Acoustic Array Processing, also known as microphone array processing or array signal processing, is a signal processing technique used in various applications to analyze and enhance acoustic signals captured by an array of microphones or sensors. This technology leverages the spatial diversity of multiple microphones to extract useful information from sound sources, suppress noise, and improve the overall quality of audio signals. Acoustic array processing is commonly used in fields such as audio recording, speech enhancement, noise reduction, and source localization.

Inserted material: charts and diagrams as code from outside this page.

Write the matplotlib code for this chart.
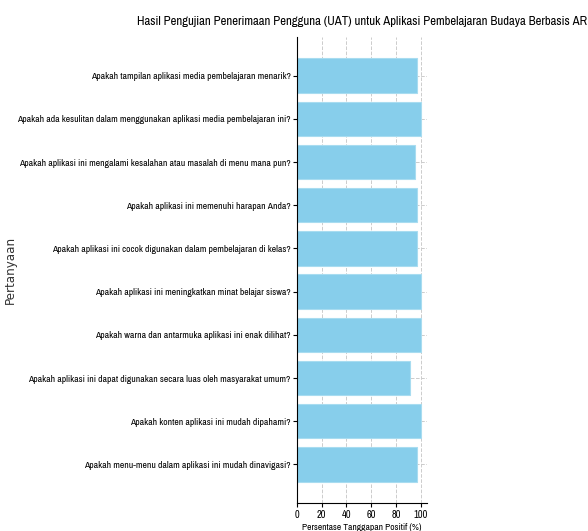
import matplotlib.pyplot as plt

questions = [
    "Apakah tampilan aplikasi media pembelajaran menarik?",
    "Apakah ada kesulitan dalam menggunakan aplikasi media pembelajaran ini?",
    "Apakah aplikasi ini mengalami kesalahan atau masalah di menu mana pun?",
    "Apakah aplikasi ini memenuhi harapan Anda?",
    "Apakah aplikasi ini cocok digunakan dalam pembelajaran di kelas?",
    "Apakah aplikasi ini meningkatkan minat belajar siswa?",
    "Apakah warna dan antarmuka aplikasi ini enak dilihat?",
    "Apakah aplikasi ini dapat digunakan secara luas oleh masyarakat umum?",
    "Apakah konten aplikasi ini mudah dipahami?",
    "Apakah menu-menu dalam aplikasi ini mudah dinavigasi?",
]
positive = [97, 100, 95, 97, 97, 100, 100, 91, 100, 97]

# narrow font to mimic the squeezed look of the original
plt.rcParams["font.family"] = ["Archivo Narrow", "DejaVu Sans"]

fig = plt.figure(figsize=(5.88, 5.31), dpi=100)
ax = fig.add_axes([0.505, 0.053, 0.221, 0.877])

ax.barh(questions, positive, color="skyblue", edgecolor="#a8dcf0", linewidth=0.8)
ax.invert_yaxis()
ax.set_xlim(0, 105)
ax.set_xticks([0, 20, 40, 60, 80, 100])
ax.grid(True, linestyle="--", color="#cccccc", linewidth=0.7)
ax.set_axisbelow(True)
ax.spines["top"].set_visible(False)
ax.spines["right"].set_visible(False)
ax.tick_params(axis="y", labelsize=6.9, length=3, pad=1.5)
ax.tick_params(axis="x", labelsize=7.5, length=3, pad=2)

ax.set_title("Hasil Pengujian Penerimaan Pengguna (UAT) untuk Aplikasi Pembelajaran Budaya Berbasis AR",
             fontsize=9.2, pad=9)
ax.set_xlabel("Persentase Tanggapan Positif (%)", fontsize=6.8, labelpad=2)
ax.set_ylabel("Pertanyaan", fontsize=8.6, family="DejaVu Sans", color="#333333")
ax.yaxis.set_label_coords(-2.155, 0.5)

fig.savefig("out.png", dpi=100)
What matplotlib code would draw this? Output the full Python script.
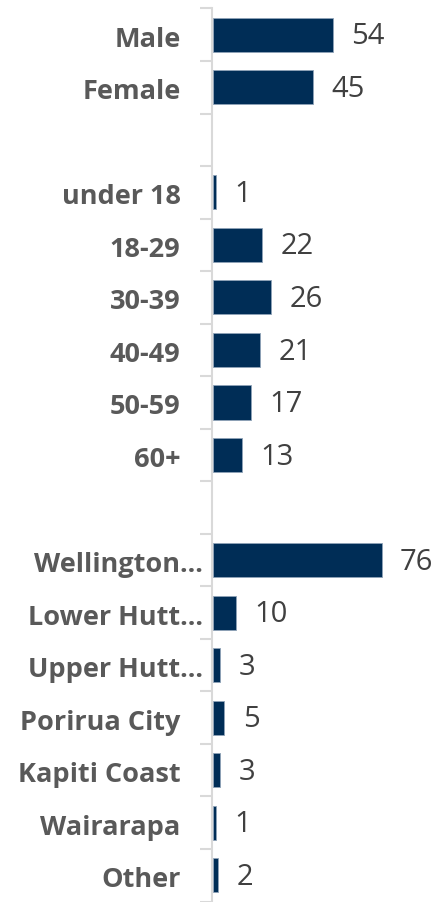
import matplotlib
matplotlib.use("Agg")
import matplotlib.pyplot as plt
import matplotlib.transforms as mtransforms
import numpy as np

categories = ["Male", "Female", "", "under 18", "18-29", "30-39", "40-49", "50-59", "60+", "",
              "Wellington...", "Lower Hutt...", "Upper Hutt...", "Porirua City", "Kapiti Coast",
              "Wairarapa", "Other"]
values = [54, 45, None, 1, 22, 26, 21, 17, 13, None, 76, 10, 3, 5, 3, 1, 2]

bar_color = "#002D56"
label_color = "#595959"
value_color = "#404040"
axis_color = "#D9D9D9"
font = ["Open Sans", "DejaVu Sans"]

fig = plt.figure(figsize=(4.39, 9.02), dpi=100)
W, H = 439, 902
left, right, top, bottom = 212.5, 434, 8.5, 901.5
ax = fig.add_axes([left / W, 1 - bottom / H, (right - left) / W, (bottom - top) / H])

n = len(categories)
y = np.arange(n)
for yi, v in zip(y, values):
    if v is None:
        continue
    ax.barh(yi, v, height=0.65, color=bar_color, edgecolor="#8FA3B8", linewidth=0.6, left=0.4)
    ax.text(v + 0.4 + 8.3, yi + 0.04, str(v), va="center", ha="left", fontsize=21,
            color=value_color, family=font)

ax.set_xlim(0, 100)
ax.set_ylim(n - 0.5, -0.5)
ax.set_yticks(y)
ax.set_yticklabels(categories, fontsize=19.5, fontweight="bold", color=label_color, family=font)
ax.set_yticks(np.arange(n + 1) - 0.5, minor=True)
ax.tick_params(axis="y", which="major", length=0, pad=23)
ax.tick_params(axis="y", which="minor", length=9, width=1.5, color=axis_color)
ax.set_xticks([])
for s in ["top", "right", "bottom"]:
    ax.spines[s].set_visible(False)
ax.spines["left"].set_color(axis_color)
ax.spines["left"].set_linewidth(1.5)

# shift labels: truncated ones sit closer to the axis, all slightly lower
for t in ax.get_yticklabels():
    dx = 22 if t.get_text().endswith("...") else 0
    t.set_transform(t.get_transform() + mtransforms.Affine2D().translate(dx, -2))

fig.savefig("out.png", dpi=100)
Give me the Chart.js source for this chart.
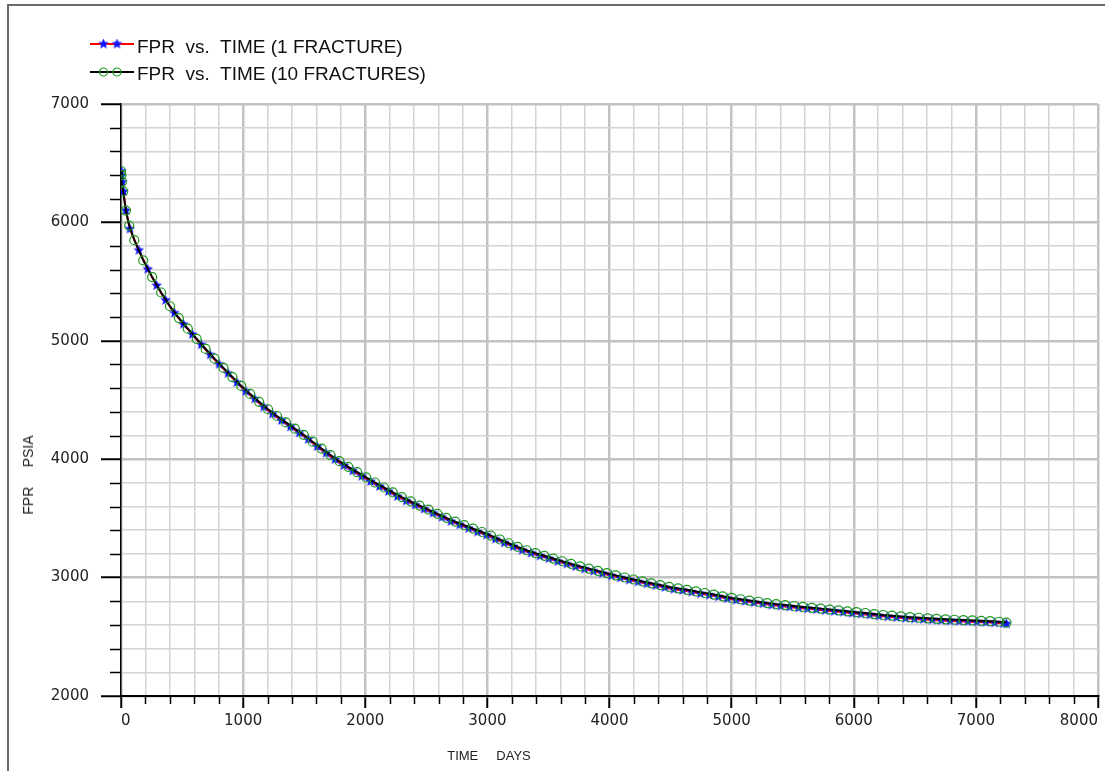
<!DOCTYPE html>
<html>
<head>
<meta charset="utf-8">
<script src="https://cdn.jsdelivr.net/npm/chart.js@4.4.0/dist/chart.umd.min.js"></script>
<style>
    html, body { margin: 0; padding: 0; background: #fff; overflow: hidden; }
    #wrap { position: relative; width: 1105px; height: 771px; overflow: hidden; }
    #frame { position: absolute; left: 7px; top: 4px; width: 1200px; height: 900px;
             border-left: 2px solid #6a6a6a; border-top: 2px solid #6a6a6a; }
    #chart { position: absolute; left: 0; top: 0; }
    .legend-text { position: absolute; left: 137px; height: 22px; line-height: 22px;
                   font: 19px "Liberation Sans", Arial, sans-serif; color: #111; white-space: pre; }
    .legend-sample { position: absolute; left: 88px; }
    .axis-title { position: absolute; font: 13px "Liberation Sans", Arial, sans-serif; color: #222;
                  white-space: pre; transform: translate(-50%, -50%); }
    #yTitle { font-size: 14px; transform: translate(-50%, -50%) rotate(-90deg); }
</style>
</head>
<body>
<div id="wrap">
    <div id="frame"></div>
    <canvas id="chart" width="1105" height="771"></canvas>
    <div id="legend"></div>
    <div id="yTitle" class="axis-title" style="left:28px; top:475px;">FPR     PSIA</div>
    <div id="xTitle" class="axis-title" style="left:489px; top:755px;">TIME     DAYS</div>
</div>
<script>
// FPR vs. TIME (1 FRACTURE)
const daysOne = [0, 4, 10, 20, 40, 73, 146, 219, 292, 365, 438, 511, 584, 657, 730, 803, 876, 949, 1022, 1095,
    1168, 1241, 1314, 1387, 1460, 1533, 1606, 1679, 1752, 1825, 1898, 1971, 2044, 2117, 2190, 2263, 2336, 2409,
    2482, 2555, 2628, 2701, 2774, 2847, 2920, 2993, 3066, 3139, 3212, 3285, 3358, 3431, 3504, 3577, 3650, 3723,
    3796, 3869, 3942, 4015, 4088, 4161, 4234, 4307, 4380, 4453, 4526, 4599, 4672, 4745, 4818, 4891, 4964, 5037,
    5110, 5183, 5256, 5329, 5402, 5475, 5548, 5621, 5694, 5767, 5840, 5913, 5986, 6059, 6132, 6205, 6278, 6351,
    6424, 6497, 6570, 6643, 6716, 6789, 6862, 6935, 7008, 7081, 7154, 7227, 7250];
const fprOne = [6434, 6395, 6340, 6262, 6100,
    5945, 5765, 5605, 5467, 5343, 5235, 5140, 5054, 4967, 4882,
    4802, 4725, 4648, 4574, 4509, 4442, 4382, 4328, 4274, 4222,
    4168, 4107, 4051, 3997, 3947, 3902, 3856, 3812, 3770, 3729,
    3686, 3648, 3614, 3579, 3545, 3510, 3475, 3446, 3416, 3386,
    3360, 3326, 3294, 3263, 3232, 3207, 3183, 3161, 3137, 3115,
    3093, 3073, 3055, 3036, 3016, 2998, 2980, 2964, 2948, 2933,
    2917, 2902, 2892, 2878, 2864, 2852, 2838, 2823, 2810, 2800,
    2789, 2779, 2768, 2760, 2752, 2744, 2737, 2730, 2722, 2715,
    2708, 2699, 2693, 2685, 2676, 2669, 2663, 2657, 2651, 2647,
    2642, 2638, 2634, 2631, 2628, 2625, 2622, 2618, 2613,
    2610];

// FPR vs. TIME (10 FRACTURES)
const daysTen = [0, 3, 8, 18, 40, 67, 109, 182, 255, 328, 401, 474, 547, 620, 693, 766, 839, 912, 985, 1058,
    1131, 1204, 1277, 1350, 1423, 1496, 1569, 1642, 1715, 1788, 1861, 1934, 2007, 2080, 2153, 2226, 2299, 2372,
    2445, 2518, 2591, 2664, 2737, 2810, 2883, 2956, 3029, 3102, 3175, 3248, 3321, 3394, 3467, 3540, 3613, 3686,
    3759, 3832, 3905, 3978, 4051, 4124, 4197, 4270, 4343, 4416, 4489, 4562, 4635, 4708, 4781, 4854, 4927, 5000,
    5073, 5146, 5219, 5292, 5365, 5438, 5511, 5584, 5657, 5730, 5803, 5876, 5949, 6022, 6095, 6168, 6241, 6314,
    6387, 6460, 6533, 6606, 6679, 6752, 6825, 6898, 6971, 7044, 7117, 7190, 7250];
const fprTen = [6434, 6400, 6345, 6262, 6100, 5973,
    5850, 5680, 5538, 5408, 5292, 5192, 5102, 5016, 4931, 4849,
    4771, 4694, 4619, 4551, 4485, 4422, 4365, 4311, 4258, 4206,
    4148, 4090, 4035, 3983, 3936, 3890, 3846, 3803, 3761, 3719,
    3679, 3643, 3608, 3574, 3539, 3504, 3472, 3443, 3413, 3385,
    3355, 3322, 3290, 3259, 3231, 3207, 3184, 3161, 3138, 3116,
    3095, 3076, 3057, 3038, 3019, 3001, 2984, 2968, 2952, 2937,
    2921, 2909, 2897, 2883, 2870, 2857, 2842, 2828, 2817, 2806,
    2796, 2785, 2776, 2768, 2760, 2752, 2745, 2738, 2730, 2723,
    2715, 2708, 2701, 2692, 2684, 2678, 2672, 2666, 2661, 2656,
    2652, 2648, 2644, 2641, 2638, 2635, 2632, 2627,
    2620];

const seriesLabels = ['FPR  vs.  TIME (1 FRACTURE)', 'FPR  vs.  TIME (10 FRACTURES)'];
const xTickLabels = [0, 1000, 2000, 3000, 4000, 5000, 6000, 7000, 8000];
const yTickLabels = [2000, 3000, 4000, 5000, 6000, 7000];

const toPoints = (days, vals) => days.map((d, i) => ({ x: d, y: vals[i] }));

// filled blue star used as marker for the 1 fracture run
const makeStar = (size, color) => {
    const c = document.createElement('canvas');
    c.width = size; c.height = size;
    const g = c.getContext('2d');
    const cx = size / 2, cy = size / 2, ro = size / 2, ri = size / 4.2;
    g.beginPath();
    for (let i = 0; i < 10; i++) {
        const r = i % 2 === 0 ? ro : ri;
        const a = -Math.PI / 2 + i * Math.PI / 5;
        g.lineTo(cx + r * Math.cos(a), cy + r * Math.sin(a));
    }
    g.closePath();
    g.fillStyle = color;
    g.fill();
    return c;
};
const starImg = makeStar(11, '#1414ff');

const isMajor = (v) => v % 1000 === 0;

// short black ticks for the minor steps (major ones come from the grid options)
const minorTicks = {
    id: 'minorTicks',
    afterDraw(chart) {
        const { ctx, chartArea, scales } = chart;
        ctx.save();
        ctx.strokeStyle = '#000';
        ctx.lineWidth = 1.5;
        ctx.beginPath();
        scales.y.ticks.forEach((t) => {
            if (isMajor(t.value)) return;
            const y = Math.round(scales.y.getPixelForValue(t.value)) + 0.5;
            ctx.moveTo(chartArea.left - 11, y);
            ctx.lineTo(chartArea.left, y);
        });
        scales.x.ticks.forEach((t) => {
            if (isMajor(t.value)) return;
            const x = Math.round(scales.x.getPixelForValue(t.value)) + 0.5;
            ctx.moveTo(x, chartArea.bottom);
            ctx.lineTo(x, chartArea.bottom + 8);
        });
        ctx.stroke();
        ctx.restore();
    }
};

const gridOpts = (tickLen) => ({
    color: (c) => (isMajor(c.tick.value) ? '#c2c2c2' : '#d4d4d4'),
    lineWidth: (c) => (isMajor(c.tick.value) ? 2.5 : 1.5),
    tickColor: (c) => (isMajor(c.tick.value) ? '#000' : 'rgba(0,0,0,0)'),
    tickWidth: 2,
    tickLength: tickLen,
});

const ctx = document.getElementById('chart').getContext('2d');
const chart = new Chart(ctx, {
    type: 'line',
    data: {
        datasets: [
            {
                label: seriesLabels[0],
                data: toPoints(daysOne, fprOne),
                borderColor: '#ff0000',
                borderWidth: 2,
                pointStyle: starImg,
                pointRadius: 5,
                order: 1,
            },
            {
                label: seriesLabels[1],
                data: toPoints(daysTen, fprTen),
                borderColor: '#000000',
                borderWidth: 2,
                pointStyle: 'circle',
                pointRadius: 4.5,
                pointBorderColor: '#1f9a1f',
                pointBorderWidth: 1.2,
                pointBackgroundColor: 'rgba(0,0,0,0)',
                order: 0,
            },
        ],
    },
    options: {
        responsive: false,
        animation: false,
        layout: { padding: { top: 104, left: 0, right: 1, bottom: 0 } },
        elements: { line: { tension: 0 } },
        plugins: { legend: { display: false }, tooltip: { enabled: false } },
        scales: {
            x: {
                type: 'linear',
                min: 0,
                max: 8000,
                afterFit: (s) => { s.height = 75; },
                border: { color: '#000', width: 2 },
                grid: gridOpts(12),
                ticks: {
                    stepSize: 200,
                    autoSkip: false,
                    maxRotation: 0,
                    align: 'inner',
                    padding: 4,
                    color: '#222',
                    font: { family: 'DejaVu Sans', size: 15 },
                    callback: (v) => (xTickLabels.includes(v) ? String(v) : ''),
                },
            },
            y: {
                min: 2000,
                max: 7000,
                afterFit: (s) => { s.width = 121; },
                border: { color: '#000', width: 1.5 },
                grid: gridOpts(20),
                ticks: {
                    stepSize: 200,
                    autoSkip: false,
                    padding: 12,
                    color: '#222',
                    font: { family: 'DejaVu Sans', size: 15 },
                    callback: (v) => (yTickLabels.includes(v) ? String(v) : ''),
                },
            },
        },
    },
    plugins: [minorTicks],
});

// legend built from the chart's datasets, two rows top-left
const legendBox = document.getElementById('legend');
chart.data.datasets.forEach((ds, i) => {
    const lineY = 44 + 27.5 * i;
    const sample = document.createElement('canvas');
    sample.width = 48; sample.height = 14;
    sample.className = 'legend-sample';
    sample.style.top = (lineY - 7) + 'px';
    const g = sample.getContext('2d');
    g.strokeStyle = ds.borderColor;
    g.lineWidth = 2;
    g.beginPath(); g.moveTo(2, 7); g.lineTo(46, 7); g.stroke();
    [15.5, 29].forEach((mx) => {
        if (i === 0) {
            g.drawImage(starImg, mx - 5.5, 1.5);
        } else {
            g.strokeStyle = ds.pointBorderColor;
            g.lineWidth = 1.2;
            g.beginPath(); g.arc(mx, 7, 4, 0, Math.PI * 2); g.stroke();
        }
    });
    legendBox.appendChild(sample);

    const txt = document.createElement('div');
    txt.className = 'legend-text';
    txt.style.top = (47 + 27 * i - 11) + 'px';
    txt.textContent = ds.label;
    legendBox.appendChild(txt);
});
</script>
</body>
</html>
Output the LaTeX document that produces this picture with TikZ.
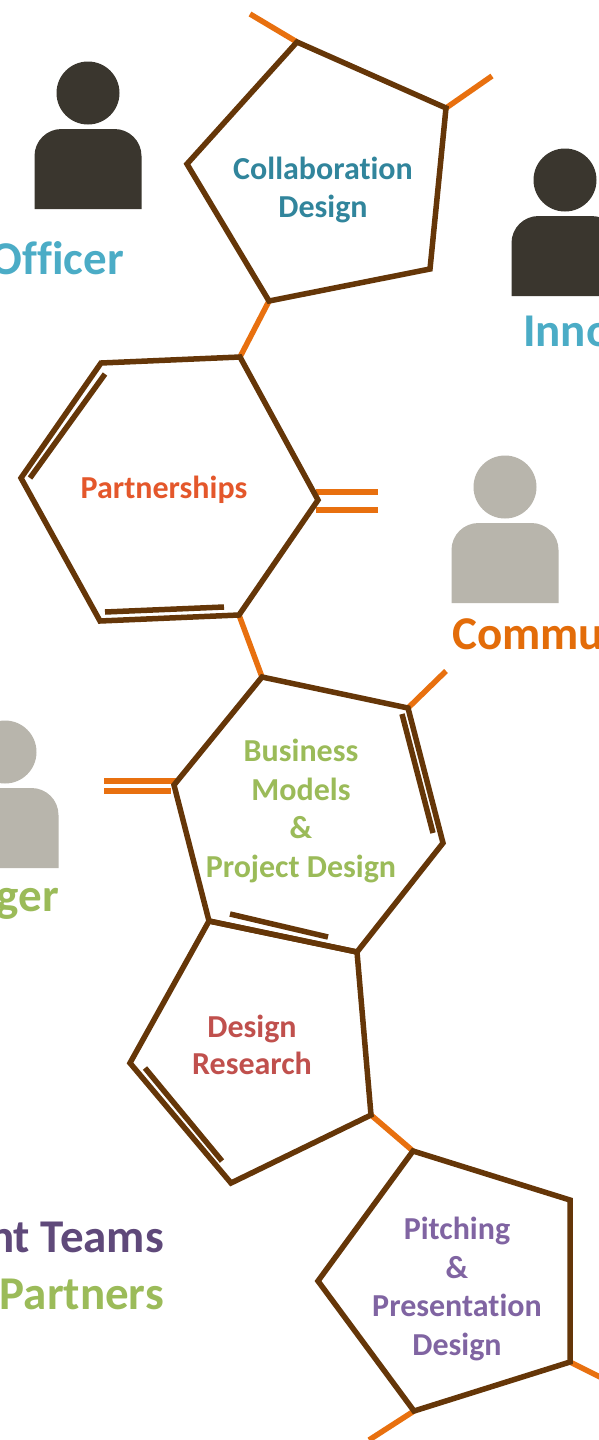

Drone Detection and Localization using Enhanced Fiber-Optic Acoustic Sensor and Distributed Acoustic Sensing Technology

In recent years, the widespread use of drones has led to serious concerns about safety and privacy. Drone detection using microphone arrays has proven to be a promising method. However, it is challenging for microphones to serve large-scale applications due to the issues of synchronization, complexity, and data management. Moreover, distributed acoustic sensing (DAS) using optical fibers has demonstrated its advantages in monitoring vibrations over long distances but does not have the necessary sensitivity for weak airborne acoustics. In this work, we present, to the best of our knowledge, the first fiber-optic quasi-distributed acoustic sensing demonstration for drone surveillance. We develop enhanced fiber-optic acoustic sensors (FOASs) for DAS to detect drone sound. The FOAS shows an ultra-high measured sensitivity of −101.21 re. 1rad/µPa, as well as the capability for high-fidelity speech recovery. A single DAS can interrogate a series of FOASs over a long distance via optical fiber, enabling intrinsic synchronization and centralized signal processing.We demonstrate the field test of drone detection and localization by concatenating four FOASs as DAS. Both the waveforms and spectral features of the drone sound are recognized. With acoustic field mapping and data fusion, accurate drone localization is achieved with a root-mean-square error (RMSE) of 1.47 degrees. This approach holds great potential in large-scale sound detection applications, such as drone detection or city event monitoring.